* **Goal of the exercise**:
Leaving out the pictures, retype all the material exactly.
^^^^
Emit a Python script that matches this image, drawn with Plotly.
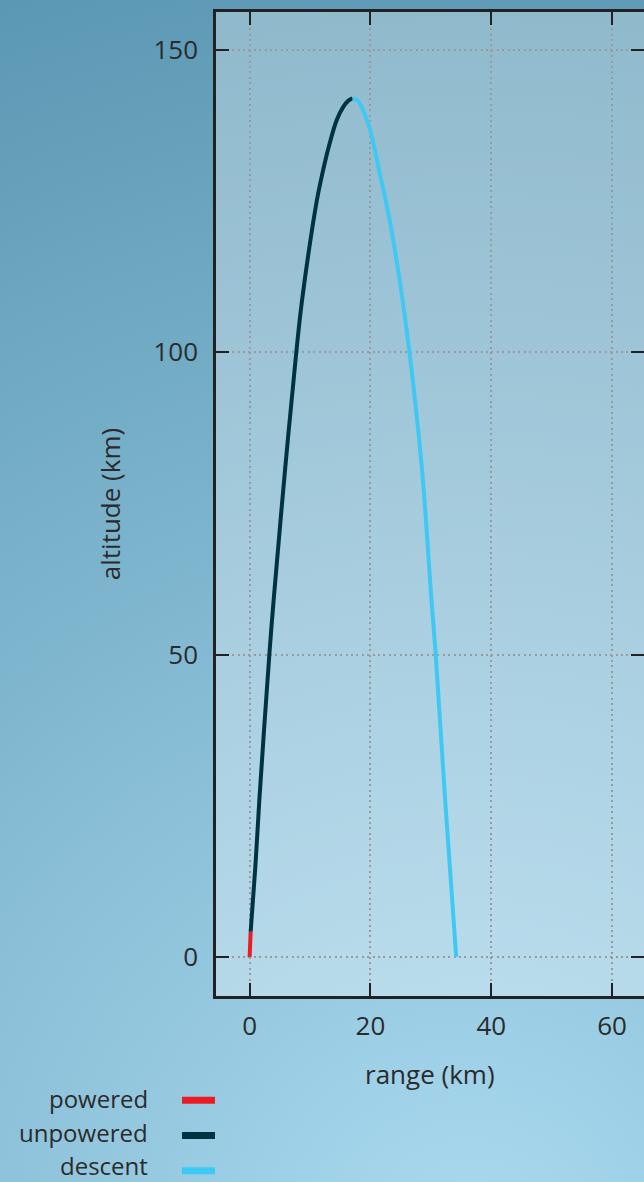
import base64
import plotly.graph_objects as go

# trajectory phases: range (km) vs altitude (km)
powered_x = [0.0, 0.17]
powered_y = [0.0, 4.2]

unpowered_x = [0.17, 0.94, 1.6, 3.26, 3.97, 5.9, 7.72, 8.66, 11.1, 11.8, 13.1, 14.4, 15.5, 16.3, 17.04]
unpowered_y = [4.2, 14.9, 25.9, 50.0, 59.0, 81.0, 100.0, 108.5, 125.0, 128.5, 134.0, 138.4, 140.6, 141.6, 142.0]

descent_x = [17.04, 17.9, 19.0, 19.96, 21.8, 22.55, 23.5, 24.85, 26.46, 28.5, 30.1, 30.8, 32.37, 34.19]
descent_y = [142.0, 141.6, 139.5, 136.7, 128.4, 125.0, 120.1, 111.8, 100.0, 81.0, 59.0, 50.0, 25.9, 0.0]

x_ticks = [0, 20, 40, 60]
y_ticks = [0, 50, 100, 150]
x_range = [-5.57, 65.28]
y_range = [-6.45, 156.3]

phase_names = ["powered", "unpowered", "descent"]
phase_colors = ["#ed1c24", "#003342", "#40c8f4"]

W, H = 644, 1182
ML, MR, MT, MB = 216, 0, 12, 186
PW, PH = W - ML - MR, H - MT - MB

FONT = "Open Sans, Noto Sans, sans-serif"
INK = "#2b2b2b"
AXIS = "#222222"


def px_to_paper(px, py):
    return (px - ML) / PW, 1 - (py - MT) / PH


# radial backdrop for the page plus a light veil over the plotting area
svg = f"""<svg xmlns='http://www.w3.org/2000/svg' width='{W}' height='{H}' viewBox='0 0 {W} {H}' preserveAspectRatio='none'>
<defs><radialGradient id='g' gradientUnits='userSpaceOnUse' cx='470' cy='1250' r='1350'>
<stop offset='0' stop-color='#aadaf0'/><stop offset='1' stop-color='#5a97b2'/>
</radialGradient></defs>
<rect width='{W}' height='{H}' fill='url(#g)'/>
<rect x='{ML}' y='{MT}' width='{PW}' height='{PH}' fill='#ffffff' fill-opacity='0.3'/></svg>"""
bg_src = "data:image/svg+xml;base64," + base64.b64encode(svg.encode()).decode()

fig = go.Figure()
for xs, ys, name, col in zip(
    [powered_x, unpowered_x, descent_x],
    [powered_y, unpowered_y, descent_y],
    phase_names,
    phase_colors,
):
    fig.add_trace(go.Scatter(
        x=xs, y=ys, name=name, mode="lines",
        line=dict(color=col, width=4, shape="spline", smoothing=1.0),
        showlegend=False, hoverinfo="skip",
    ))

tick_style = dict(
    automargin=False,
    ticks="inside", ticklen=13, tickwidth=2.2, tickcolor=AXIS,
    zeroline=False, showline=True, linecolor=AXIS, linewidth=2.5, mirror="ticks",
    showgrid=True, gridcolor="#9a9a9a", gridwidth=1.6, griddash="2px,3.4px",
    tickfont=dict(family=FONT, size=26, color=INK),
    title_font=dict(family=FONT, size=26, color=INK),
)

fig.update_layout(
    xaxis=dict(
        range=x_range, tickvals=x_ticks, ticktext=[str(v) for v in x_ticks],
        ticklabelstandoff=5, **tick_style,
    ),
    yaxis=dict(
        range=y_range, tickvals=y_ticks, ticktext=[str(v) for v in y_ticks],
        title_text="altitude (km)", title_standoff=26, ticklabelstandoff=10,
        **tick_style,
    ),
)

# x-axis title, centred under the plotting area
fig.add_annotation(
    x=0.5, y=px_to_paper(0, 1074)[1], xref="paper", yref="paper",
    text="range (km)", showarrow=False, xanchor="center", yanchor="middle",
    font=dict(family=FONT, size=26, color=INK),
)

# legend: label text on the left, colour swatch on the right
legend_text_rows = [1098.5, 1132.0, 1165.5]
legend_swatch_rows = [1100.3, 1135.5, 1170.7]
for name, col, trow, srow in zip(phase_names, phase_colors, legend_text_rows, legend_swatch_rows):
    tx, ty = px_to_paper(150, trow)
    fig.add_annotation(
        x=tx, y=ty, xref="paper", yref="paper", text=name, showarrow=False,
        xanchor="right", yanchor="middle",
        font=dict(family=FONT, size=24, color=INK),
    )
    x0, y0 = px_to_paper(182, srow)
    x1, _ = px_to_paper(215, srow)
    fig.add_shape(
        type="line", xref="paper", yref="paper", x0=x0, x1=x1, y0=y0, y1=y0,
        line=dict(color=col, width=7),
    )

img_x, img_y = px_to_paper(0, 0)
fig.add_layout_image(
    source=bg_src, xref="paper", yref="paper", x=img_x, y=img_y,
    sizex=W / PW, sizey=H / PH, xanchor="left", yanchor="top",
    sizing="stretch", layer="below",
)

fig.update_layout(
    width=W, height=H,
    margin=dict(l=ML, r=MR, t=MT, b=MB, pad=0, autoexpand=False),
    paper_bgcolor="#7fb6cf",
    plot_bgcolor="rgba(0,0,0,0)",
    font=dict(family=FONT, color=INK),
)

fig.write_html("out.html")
^^^^
* **Answer below**:
Emit a Python script that matches this image, drawn with Plotly.
import base64
import plotly.graph_objects as go

# trajectory phases: range (km) vs altitude (km)
powered_x = [0.0, 0.17]
powered_y = [0.0, 4.2]

unpowered_x = [0.17, 0.94, 1.6, 3.26, 3.97, 5.9, 7.72, 8.66, 11.1, 11.8, 13.1, 14.4, 15.5, 16.3, 17.04]
unpowered_y = [4.2, 14.9, 25.9, 50.0, 59.0, 81.0, 100.0, 108.5, 125.0, 128.5, 134.0, 138.4, 140.6, 141.6, 142.0]

descent_x = [17.04, 17.9, 19.0, 19.96, 21.8, 22.55, 23.5, 24.85, 26.46, 28.5, 30.1, 30.8, 32.37, 34.19]
descent_y = [142.0, 141.6, 139.5, 136.7, 128.4, 125.0, 120.1, 111.8, 100.0, 81.0, 59.0, 50.0, 25.9, 0.0]

x_ticks = [0, 20, 40, 60]
y_ticks = [0, 50, 100, 150]
x_range = [-5.57, 65.28]
y_range = [-6.45, 156.3]

phase_names = ["powered", "unpowered", "descent"]
phase_colors = ["#ed1c24", "#003342", "#40c8f4"]

W, H = 644, 1182
ML, MR, MT, MB = 216, 0, 12, 186
PW, PH = W - ML - MR, H - MT - MB

FONT = "Open Sans, Noto Sans, sans-serif"
INK = "#2b2b2b"
AXIS = "#222222"


def px_to_paper(px, py):
    return (px - ML) / PW, 1 - (py - MT) / PH


# radial backdrop for the page plus a light veil over the plotting area
svg = f"""<svg xmlns='http://www.w3.org/2000/svg' width='{W}' height='{H}' viewBox='0 0 {W} {H}' preserveAspectRatio='none'>
<defs><radialGradient id='g' gradientUnits='userSpaceOnUse' cx='470' cy='1250' r='1350'>
<stop offset='0' stop-color='#aadaf0'/><stop offset='1' stop-color='#5a97b2'/>
</radialGradient></defs>
<rect width='{W}' height='{H}' fill='url(#g)'/>
<rect x='{ML}' y='{MT}' width='{PW}' height='{PH}' fill='#ffffff' fill-opacity='0.3'/></svg>"""
bg_src = "data:image/svg+xml;base64," + base64.b64encode(svg.encode()).decode()

fig = go.Figure()
for xs, ys, name, col in zip(
    [powered_x, unpowered_x, descent_x],
    [powered_y, unpowered_y, descent_y],
    phase_names,
    phase_colors,
):
    fig.add_trace(go.Scatter(
        x=xs, y=ys, name=name, mode="lines",
        line=dict(color=col, width=4, shape="spline", smoothing=1.0),
        showlegend=False, hoverinfo="skip",
    ))

tick_style = dict(
    automargin=False,
    ticks="inside", ticklen=13, tickwidth=2.2, tickcolor=AXIS,
    zeroline=False, showline=True, linecolor=AXIS, linewidth=2.5, mirror="ticks",
    showgrid=True, gridcolor="#9a9a9a", gridwidth=1.6, griddash="2px,3.4px",
    tickfont=dict(family=FONT, size=26, color=INK),
    title_font=dict(family=FONT, size=26, color=INK),
)

fig.update_layout(
    xaxis=dict(
        range=x_range, tickvals=x_ticks, ticktext=[str(v) for v in x_ticks],
        ticklabelstandoff=5, **tick_style,
    ),
    yaxis=dict(
        range=y_range, tickvals=y_ticks, ticktext=[str(v) for v in y_ticks],
        title_text="altitude (km)", title_standoff=26, ticklabelstandoff=10,
        **tick_style,
    ),
)

# x-axis title, centred under the plotting area
fig.add_annotation(
    x=0.5, y=px_to_paper(0, 1074)[1], xref="paper", yref="paper",
    text="range (km)", showarrow=False, xanchor="center", yanchor="middle",
    font=dict(family=FONT, size=26, color=INK),
)

# legend: label text on the left, colour swatch on the right
legend_text_rows = [1098.5, 1132.0, 1165.5]
legend_swatch_rows = [1100.3, 1135.5, 1170.7]
for name, col, trow, srow in zip(phase_names, phase_colors, legend_text_rows, legend_swatch_rows):
    tx, ty = px_to_paper(150, trow)
    fig.add_annotation(
        x=tx, y=ty, xref="paper", yref="paper", text=name, showarrow=False,
        xanchor="right", yanchor="middle",
        font=dict(family=FONT, size=24, color=INK),
    )
    x0, y0 = px_to_paper(182, srow)
    x1, _ = px_to_paper(215, srow)
    fig.add_shape(
        type="line", xref="paper", yref="paper", x0=x0, x1=x1, y0=y0, y1=y0,
        line=dict(color=col, width=7),
    )

img_x, img_y = px_to_paper(0, 0)
fig.add_layout_image(
    source=bg_src, xref="paper", yref="paper", x=img_x, y=img_y,
    sizex=W / PW, sizey=H / PH, xanchor="left", yanchor="top",
    sizing="stretch", layer="below",
)

fig.update_layout(
    width=W, height=H,
    margin=dict(l=ML, r=MR, t=MT, b=MB, pad=0, autoexpand=False),
    paper_bgcolor="#7fb6cf",
    plot_bgcolor="rgba(0,0,0,0)",
    font=dict(family=FONT, color=INK),
)

fig.write_html("out.html")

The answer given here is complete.